8. Aligning Quality Management With Customer Experience
Traditional QA draws its point of reference from an internal view of what matters. In many cases this translates into regulatory conformance and a prescriptive view of what customers need. To cap it all, the sample sizes that are feasible to collect manually leave service leaders exposed to what they remain blind to.
Thankfully, a new generation of thinking is changing things. Meeting the expected standard (one way to define quality) is based on fulfilling the functional and emotional needs of individual customers in individual service journeys. It’s the outside-in view that counts. In this context, the quality and CX agendas start to align. Additionally, quality insights need to scale, which is why the introduction of interaction analytics makes such a transformational impact. Now it’s affordable, it’s time to embed it.
9. Aligning Contact Centre Outcomes With Strategic Customer Experience Aims
The final prediction for 2019 is that contact centres will start to embrace emotion management as a leadership discipline. In an age of increasing automation, leveraging the human touch effectively will define the success of brand engagement.

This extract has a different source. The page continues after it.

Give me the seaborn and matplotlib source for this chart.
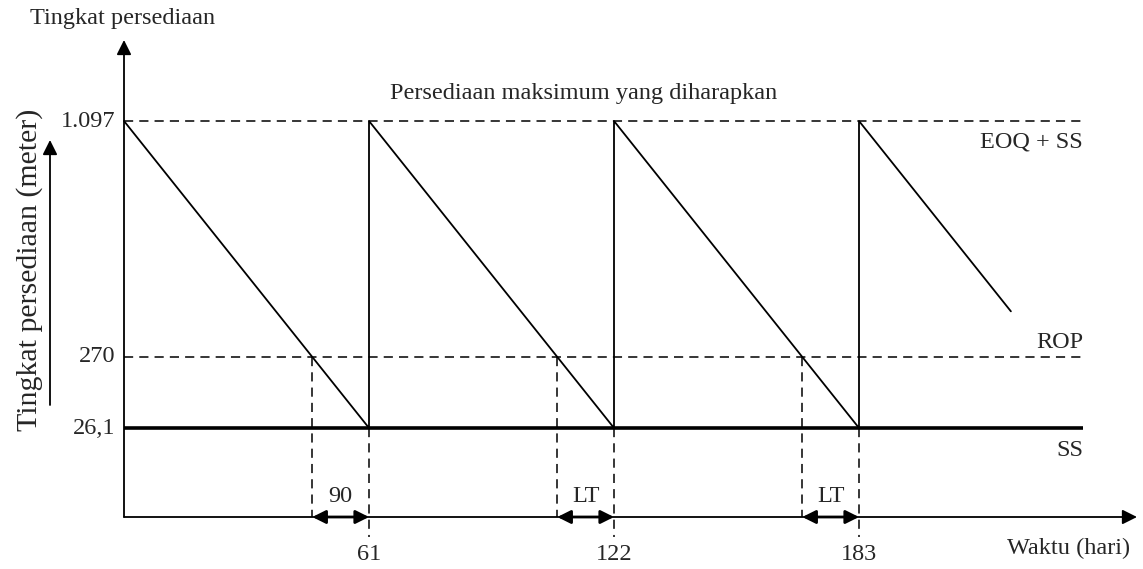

Negative emotional outcomes drive us away from brands. Positive ones build goodwill. This is the foundation for delivering CX benefits which, put simply, results in more profitable customers over time. Contact centres influence this during each and every interaction.
So that’s it. For the numerically alert, you will have noticed only nine predictions were offered. The tenth was simply an acknowledgement that some teams will have such a full agenda of their own making that none of the ones mentioned here make it onto their 2019 action plan.
Regardless of what you are focused on, I wish you every success in advancing your strategic agendas.